The problem — Leaving out the pictures, retype the lines from the beginning of the listing through the line containing "11, 13, 15];".

Recorded data —
————————

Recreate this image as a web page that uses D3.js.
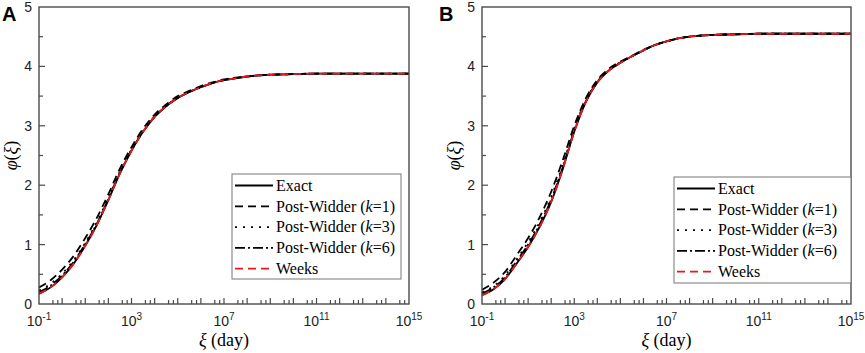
<!DOCTYPE html>
<html>
<head>
<meta charset="utf-8">
<script src="https://cdn.jsdelivr.net/npm/d3@7"></script>
<style>
  body { margin: 0; background: #fff; }
  svg { display: block; }
</style>
</head>
<body>
<div id="chart"></div>
<script>
// exponents of xi (day), read at these points
const xiExp = [-1, -0.5, 0, 0.5, 1, 1.5, 2, 2.5, 3, 3.5, 4, 4.5, 5, 5.5, 6, 6.5, 7, 7.5, 8, 9, 10, 11, 13, 15];

// panel A
const exactA = [0.17, 0.28, 0.45, 0.68, 0.98, 1.33, 1.75, 2.2, 2.58, 2.9, 3.15, 3.33, 3.47, 3.57, 3.65, 3.72, 3.77, 3.80, 3.83, 3.86, 3.87, 3.88, 3.88, 3.88];
const pw1A   = [0.28, 0.40, 0.58, 0.81, 1.11, 1.45, 1.85, 2.28, 2.64, 2.95, 3.19, 3.36, 3.50, 3.59, 3.67, 3.73, 3.78, 3.81, 3.83, 3.86, 3.87, 3.88, 3.88, 3.88];
const pw3A   = [0.23, 0.34, 0.51, 0.74, 1.03, 1.38, 1.79, 2.23, 2.60, 2.91, 3.16, 3.34, 3.47, 3.57, 3.65, 3.72, 3.77, 3.80, 3.83, 3.86, 3.87, 3.88, 3.88, 3.88];
const pw6A   = [0.20, 0.31, 0.48, 0.71, 1.01, 1.35, 1.77, 2.21, 2.59, 2.90, 3.15, 3.33, 3.47, 3.57, 3.65, 3.72, 3.77, 3.80, 3.83, 3.86, 3.87, 3.88, 3.88, 3.88];
const weeksA = exactA.slice();

// panel B
const exactB = [0.15, 0.25, 0.42, 0.68, 0.96, 1.30, 1.72, 2.27, 2.90, 3.40, 3.73, 3.93, 4.06, 4.17, 4.27, 4.36, 4.42, 4.47, 4.50, 4.53, 4.54, 4.55, 4.55, 4.55];
const pw1B   = [0.24, 0.36, 0.54, 0.82, 1.11, 1.46, 1.89, 2.42, 3.00, 3.46, 3.77, 3.96, 4.08, 4.18, 4.28, 4.36, 4.42, 4.47, 4.50, 4.53, 4.54, 4.55, 4.55, 4.55];
const pw3B   = [0.20, 0.30, 0.48, 0.75, 1.04, 1.38, 1.80, 2.34, 2.95, 3.43, 3.75, 3.94, 4.07, 4.17, 4.27, 4.36, 4.42, 4.47, 4.50, 4.53, 4.54, 4.55, 4.55, 4.55];
const pw6B   = [0.18, 0.28, 0.45, 0.72, 1.00, 1.34, 1.76, 2.30, 2.92, 3.41, 3.74, 3.93, 4.06, 4.17, 4.27, 4.36, 4.42, 4.47, 4.50, 4.53, 4.54, 4.55, 4.55, 4.55];
const weeksB = exactB.slice();

const xTickExp = [-1, 3, 7, 11, 15];
const yTicks = [0, 1, 2, 3, 4, 5];
const legendNames = ["Exact", "Post-Widder (k=1)", "Post-Widder (k=3)", "Post-Widder (k=6)", "Weeks"];

const styles = [
    {color: "#000", dash: null},
    {color: "#000", dash: "8,5"},
    {color: "#000", dash: "2,6"},
    {color: "#000", dash: "10,3,2,3"},
    {color: "#e8191c", dash: "8,5"}
];

const panels = [
    {label: "A", left: 39, right: 409, series: [exactA, pw1A, pw3A, pw6A, weeksA],
     legend: {x: 232, y: 174, w: 169, h: 105}, ytx: 17},
    {label: "B", left: 482, right: 851, series: [exactB, pw1B, pw3B, pw6B, weeksB],
     legend: {x: 674, y: 177, w: 177, h: 106}, ytx: 460}
];

const plotTop = 7, plotBottom = 304;
const axisColor = "#4a4a4a";

const svg = d3.select("#chart").append("svg")
    .attr("width", 865)
    .attr("height", 353);

panels.forEach(function (p) {
    let x = d3.scaleLog().domain([1e-1, 1e15]).range([p.left, p.right]);
    let y = d3.scaleLinear().domain([0, 5]).range([plotBottom, plotTop]);

    let g = svg.append("g");

    // curves, red one on top
    let line = d3.line()
        .x((d, i) => x(Math.pow(10, xiExp[i])))
        .y(d => y(d))
        .curve(d3.curveMonotoneX);

    [0, 1, 2, 3, 4].forEach(function (k) {
        g.append("path")
            .datum(p.series[k])
            .attr("fill", "none")
            .attr("stroke", styles[k].color)
            .attr("stroke-width", 1.8)
            .attr("stroke-dasharray", styles[k].dash)
            .attr("d", line);
    });

    // frame
    g.append("rect")
        .attr("x", p.left).attr("y", plotTop)
        .attr("width", p.right - p.left).attr("height", plotBottom - plotTop)
        .attr("fill", "none")
        .attr("stroke", axisColor)
        .attr("stroke-width", 1.4);

    // x ticks: tall at decades, small ones inside each decade
    for (let e = -1; e <= 15; e++) {
        let xx = x(Math.pow(10, e));
        if (e > -1 && e < 15) {
            g.append("line")
                .attr("x1", xx).attr("x2", xx)
                .attr("y1", plotBottom).attr("y2", plotBottom - 6)
                .attr("stroke", axisColor).attr("stroke-width", 1.2);
        }
        if (e < 15) {
            [4, 6.5].forEach(function (m) {
                let xm = x(m * Math.pow(10, e));
                g.append("line")
                    .attr("x1", xm).attr("x2", xm)
                    .attr("y1", plotBottom).attr("y2", plotBottom - 4)
                    .attr("stroke", axisColor).attr("stroke-width", 1.2);
            });
        }
    }

    xTickExp.forEach(function (e) {
        let t = g.append("text")
            .attr("x", x(Math.pow(10, e)))
            .attr("y", 326)
            .attr("text-anchor", "middle")
            .style("font-family", "Liberation Sans, Arial, sans-serif")
            .style("font-size", "14px")
            .attr("fill", "#222");
        t.append("tspan").text("10");
        t.append("tspan").attr("dy", -6).style("font-size", "10px").text(e);
    });

    // y ticks
    d3.range(0, 5.01, 0.5).forEach(function (v) {
        if (v === 0 || v === 5) return;
        let major = Number.isInteger(v);
        g.append("line")
            .attr("x1", p.left).attr("x2", p.left + (major ? 6 : 4))
            .attr("y1", y(v)).attr("y2", y(v))
            .attr("stroke", axisColor).attr("stroke-width", 1.2);
    });

    yTicks.forEach(function (v) {
        g.append("text")
            .attr("x", p.left - 7)
            .attr("y", y(v))
            .attr("dy", "0.36em")
            .attr("text-anchor", "end")
            .style("font-family", "Liberation Sans, Arial, sans-serif")
            .style("font-size", "14px")
            .attr("fill", "#222")
            .text(v);
    });

    // axis titles
    let xt = g.append("text")
        .attr("x", (p.left + p.right) / 2)
        .attr("y", 346)
        .attr("text-anchor", "middle")
        .style("font-family", "Liberation Serif, Times New Roman, serif")
        .style("font-size", "18px");
    xt.append("tspan").style("font-style", "italic").text("ξ");
    xt.append("tspan").text("  (day)");

    let yt = g.append("text")
        .attr("transform", "translate(" + p.ytx + "," + ((plotTop + plotBottom) / 2) + ") rotate(-90)")
        .attr("text-anchor", "middle")
        .style("font-family", "Liberation Serif, Times New Roman, serif")
        .style("font-size", "18px");
    yt.append("tspan").style("font-style", "italic").text("φ");
    yt.append("tspan").text("(");
    yt.append("tspan").style("font-style", "italic").text("ξ");
    yt.append("tspan").text(")");

    // panel letter
    g.append("text")
        .attr("x", p.label === "A" ? 2 : 439)
        .attr("y", 21)
        .style("font-family", "Liberation Sans, Arial, sans-serif")
        .style("font-size", "20px")
        .style("font-weight", "bold")
        .text(p.label);

    // legend
    let L = p.legend;
    g.append("rect")
        .attr("x", L.x).attr("y", L.y)
        .attr("width", L.w).attr("height", L.h)
        .attr("fill", "#fff")
        .attr("stroke", "#777")
        .attr("stroke-width", 1);

    legendNames.forEach(function (name, k) {
        let ry = L.y + 11.5 + k * 20.8;
        g.append("line")
            .attr("x1", L.x + 3).attr("x2", L.x + 41)
            .attr("y1", ry).attr("y2", ry)
            .attr("stroke", styles[k].color)
            .attr("stroke-width", 1.8)
            .attr("stroke-dasharray", styles[k].dash);
        let t = g.append("text")
            .attr("x", L.x + 44)
            .attr("y", ry)
            .attr("dy", "0.33em")
            .style("font-family", "Liberation Serif, Times New Roman, serif")
            .style("font-size", "16px");
        let m = name.match(/^(.*\()k(=\d\))$/);
        if (m) {
            t.append("tspan").text(m[1]);
            t.append("tspan").style("font-style", "italic").text("k");
            t.append("tspan").text(m[2]);
        } else {
            t.text(name);
        }
    });
});
</script>
</body>
</html>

————————

Written solution —
Recreate this image as a web page that uses D3.js.
<!DOCTYPE html>
<html>
<head>
<meta charset="utf-8">
<script src="https://cdn.jsdelivr.net/npm/d3@7"></script>
<style>
  body { margin: 0; background: #fff; }
  svg { display: block; }
</style>
</head>
<body>
<div id="chart"></div>
<script>
// exponents of xi (day), read at these points
const xiExp = [-1, -0.5, 0, 0.5, 1, 1.5, 2, 2.5, 3, 3.5, 4, 4.5, 5, 5.5, 6, 6.5, 7, 7.5, 8, 9, 10, 11, 13, 15];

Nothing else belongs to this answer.